Where does Scout spend most of her time in Harper Lee's book, To Kill a Mockingbird?
In Harper Lee's classic novel, To Kill a Mockingbird, we might first look for a particular and physical spot where Scout spends most of her time. For example, we know the tree house is a good place for playing, but also thinking things through. However, I think that we need to answer the question from a much broader perspective.
We should note that Scout spends great deal of her time in places of the imagination, which she, with Jem and Dill, creates during their free time. Often they are imagining themselves as characters in one of Jem's adventure stories:
Thereafter the summer was passed in routine contentment Routine contentment was: improving our treehouse that rested between giant twin chinaberry trees in the back yard, fussing, running through our list of dramas based on the works of Oliver Optic, Victor Appleton, and Edgar Rice Burroughs. In this matter we were lucky to have Dill. He played the character parts formerly thrust upon me—the ape in Tarzan, Mr. Crabtree in The Rover Boys, Mr. Damon in Tom Swift. Thus we came to know Dill as a pocket Merlin, whose head teemed with eccentric plans, strange longings, and quaint fancies.
For all of the summers the three youngsters spend together, their imagination is a place that fills the many hours of daylight. This also includes the fantasies they have about Boo Radley. Between rumor and imagination, the children come up with all kinds of ideas and wild imaginings that often bring them close to disaster or deliver them up to be seriously reprimanded by Atticus.

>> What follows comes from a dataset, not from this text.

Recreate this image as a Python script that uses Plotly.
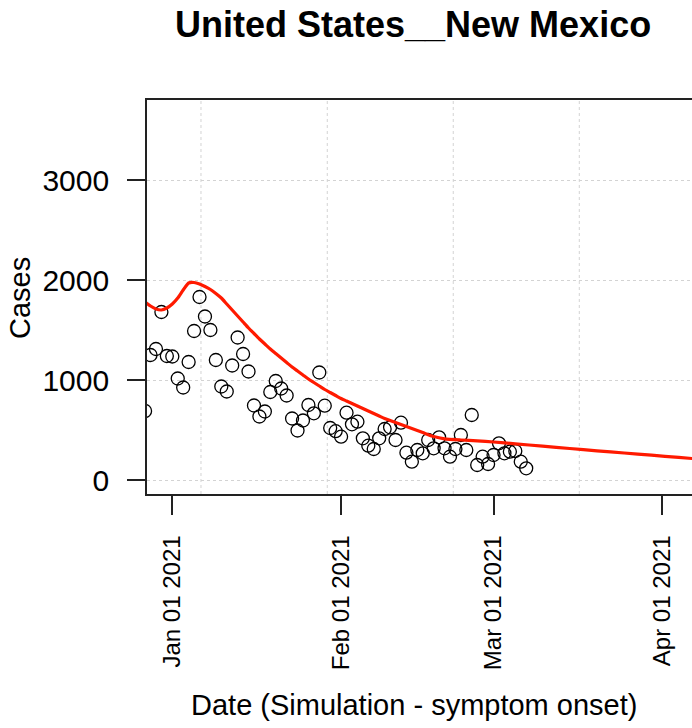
import pandas as pd
import plotly.graph_objects as go

# ---- data ----
obs_dates = pd.date_range("2020-12-27", "2021-03-07", freq="D")
obs_cases = [
    690, 1250, 1310, 1680, 1240,
    1235, 1015, 925, 1180, 1490, 1830, 1635, 1500, 1200, 935, 885, 1145, 1425, 1260,
    1085, 745, 635, 685, 880, 990, 915, 845, 615, 495, 595, 750, 667, 1075, 743, 520, 488,
    433, 673, 557, 583, 417, 343, 310, 417, 510, 527, 400, 573, 273, 183, 300, 267, 400,
    317, 427, 317, 233, 310, 450, 300, 650, 150, 233, 160,
    250, 367, 267, 283, 290, 183, 117,
]

sim_dates = [
    "2020-12-27", "2020-12-28", "2020-12-29", "2020-12-30", "2020-12-31",
    "2021-01-01", "2021-01-02", "2021-01-03", "2021-01-04", "2021-01-05",
    "2021-01-06", "2021-01-07", "2021-01-08", "2021-01-09", "2021-01-10",
    "2021-01-11", "2021-01-12", "2021-01-13", "2021-01-14", "2021-01-15",
    "2021-01-16", "2021-01-17", "2021-01-18", "2021-01-19", "2021-01-20",
    "2021-01-21", "2021-01-22", "2021-01-23", "2021-01-24", "2021-01-25",
    "2021-01-26", "2021-01-27", "2021-01-28", "2021-01-29", "2021-01-30",
    "2021-01-31", "2021-02-01", "2021-02-02", "2021-02-03", "2021-02-04",
    "2021-02-05", "2021-02-06", "2021-02-07", "2021-02-08", "2021-02-09",
    "2021-02-10", "2021-02-11", "2021-02-12", "2021-02-13", "2021-02-14",
    "2021-02-15", "2021-02-16", "2021-02-18", "2021-02-20", "2021-02-23",
    "2021-02-26", "2021-03-01", "2021-03-05", "2021-03-10", "2021-03-15",
    "2021-03-20", "2021-03-25", "2021-03-30", "2021-04-04", "2021-04-08",
]
sim_cases = [
    1780, 1740, 1710, 1700, 1720,
    1760, 1820, 1900, 1970, 1975,
    1960, 1935, 1905, 1865, 1820,
    1760, 1700, 1640, 1580, 1520,
    1465, 1410, 1360, 1310, 1265,
    1220, 1175, 1130, 1090, 1050,
    1010, 975, 940, 905, 875,
    845, 815, 790, 765, 740,
    715, 690, 665, 640, 615,
    595, 575, 555, 535, 515,
    495, 475, 435, 412, 400,
    392, 380, 362, 338, 315,
    292, 270, 248, 226, 208,
]

y_ticks = [0, 1000, 2000, 3000]
x_ticks = ["2021-01-01", "2021-02-01", "2021-03-01", "2021-04-01"]
x_tick_labels = ["Jan 01 2021", "Feb 01 2021", "Mar 01 2021", "Apr 01 2021"]
title_text = "United States__New Mexico"
x_title = "Date (Simulation - symptom onset)"
y_title = "Cases"

# ---- layout constants ----
W, H = 692, 728
L, R, T = 147, 0, 100
B = H - 494
FONT = "Liberation Sans, Arial, Helvetica, sans-serif"
grid_x = ["2021-01-06 06:30", "2021-01-29 11:10", "2021-02-21 14:25", "2021-03-16 18:00"]
GRID = "#d3d3d3"
AX = "#222222"

fig = go.Figure()
fig.add_trace(go.Scatter(
    x=obs_dates, y=obs_cases, mode="markers",
    marker=dict(symbol="circle-open", size=13, color="black", line=dict(width=1.3, color="black")),
    showlegend=False, hoverinfo="x+y",
))
fig.add_trace(go.Scatter(
    x=pd.to_datetime(sim_dates), y=sim_cases, mode="lines",
    line=dict(color="#ff1a00", width=3.2, shape="spline", smoothing=0.6),
    showlegend=False,
))

for gx in grid_x:
    fig.add_shape(type="line", xref="x", yref="paper", x0=gx, x1=gx, y0=0, y1=1,
                  line=dict(color=GRID, width=1, dash="3px,3px"), layer="below")

fig.update_layout(
    width=W, height=H,
    margin=dict(l=L, r=R, t=T, b=B, pad=0),
    paper_bgcolor="white", plot_bgcolor="white",
    font=dict(family=FONT, color="black"),
    showlegend=False,
    xaxis=dict(
        type="date", range=["2020-12-27 08:30", "2021-04-06 10:50"],
        tickvals=x_ticks, ticktext=x_tick_labels, tickangle=-90,
        tickfont=dict(size=24, family=FONT, color="black"),
        ticks="outside", ticklen=19, tickwidth=1.5, tickcolor=AX,
        ticklabelstandoff=11,
        showgrid=False, zeroline=False,
        showline=True, linecolor=AX, linewidth=1.6, mirror=True,
    ),
    yaxis=dict(
        range=[-140, 3800], tickvals=y_ticks,
        tickfont=dict(size=30, family=FONT, color="black"),
        ticks="outside", ticklen=18, tickwidth=1.5, tickcolor=AX,
        ticklabelstandoff=12,
        showgrid=True, gridcolor=GRID, gridwidth=1, griddash="3px,3px",
        zeroline=False,
        showline=True, linecolor=AX, linewidth=1.6, mirror=False,
    ),
)

pw, ph = W - L - R, H - T - B
def px(xp): return (xp - L) / pw
def py(yp): return (H - B - yp) / ph

fig.add_annotation(text="<b>" + title_text + "</b>", xref="paper", yref="paper",
                   x=px(413), y=py(25), xanchor="center", yanchor="middle",
                   showarrow=False, font=dict(size=36, family=FONT, color="black"))
fig.add_annotation(text=x_title, xref="paper", yref="paper",
                   x=px(414), y=py(705), xanchor="center", yanchor="middle",
                   showarrow=False, font=dict(size=29, family=FONT, color="black"))
fig.add_annotation(text=y_title, xref="paper", yref="paper",
                   x=px(20), y=py(298), xanchor="center", yanchor="middle", textangle=-90,
                   showarrow=False, font=dict(size=29, family=FONT, color="black"))

# remove the default 8px page margin so the figure fills the window exactly
fig.write_html(
    "out.html",
    config={"displayModeBar": False},
    post_script="document.body.style.margin='0';document.body.style.overflow='hidden';"
                "document.documentElement.style.overflow='hidden';",
)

In an ever broader sense, however, we see that Scout spends most of her time in the outdoors. Not a youngster to stay in on a sunny day, Scout is out and about experiencing the world in a variety of ways. Jem, Dill, and Scout play pretend, often about Boo Radley or the heroes of their books. In the winter, Jem and Scout are outside after Scout's first snowstorm, making a snowman that looks alarmingly like one of their neighbors. Receiving air rifles for Christmas, the kids are outside using them (this is when they learn that it is a sin to kill a mockingbird, as they are creatures that sing, bringing pleasure to the listener, but never do anyone harm).
Outside of the house, Scout and her brother go to the courthouse to hear their father defend Tom Robinson. Walking into town one day, they cross paths with nasty Mrs. Dubose, who says terrible things about Atticus. When Jem retaliates, Scout and Jem find themselves in Mrs. Dubose's company, reading to her. Another time, they notice the sick dog out on the street and learn about their father's particular skill in shooting. At the novel's end, Scout is out with her brother, returning home from a community program in which Scout participated. It is here that they are attacked.
The majority of what Scout learns during the course of the novel comes from experiences that take place outside of Finch home.
Throughout the novel, Scout spends most of her time playing in some manner—often through the use of the kids' collective imaginations. However, even all these games take place while Scout is out in the world; Scout (and Jem) come home only when called for dinner or bedtime. It is in this way that Scout learns so much about Maycomb. The character of Scout is able to be an masterful voice in the story's narration. While she is still relatively innocent, it is because of her involvement in so much of what takes place in the community that Scout is able to recall the events of that time and share them so adroitly with the reader—making the novel not only a classic coming-of-age story, but also one that addresses important social, religious and ethical questions of the day.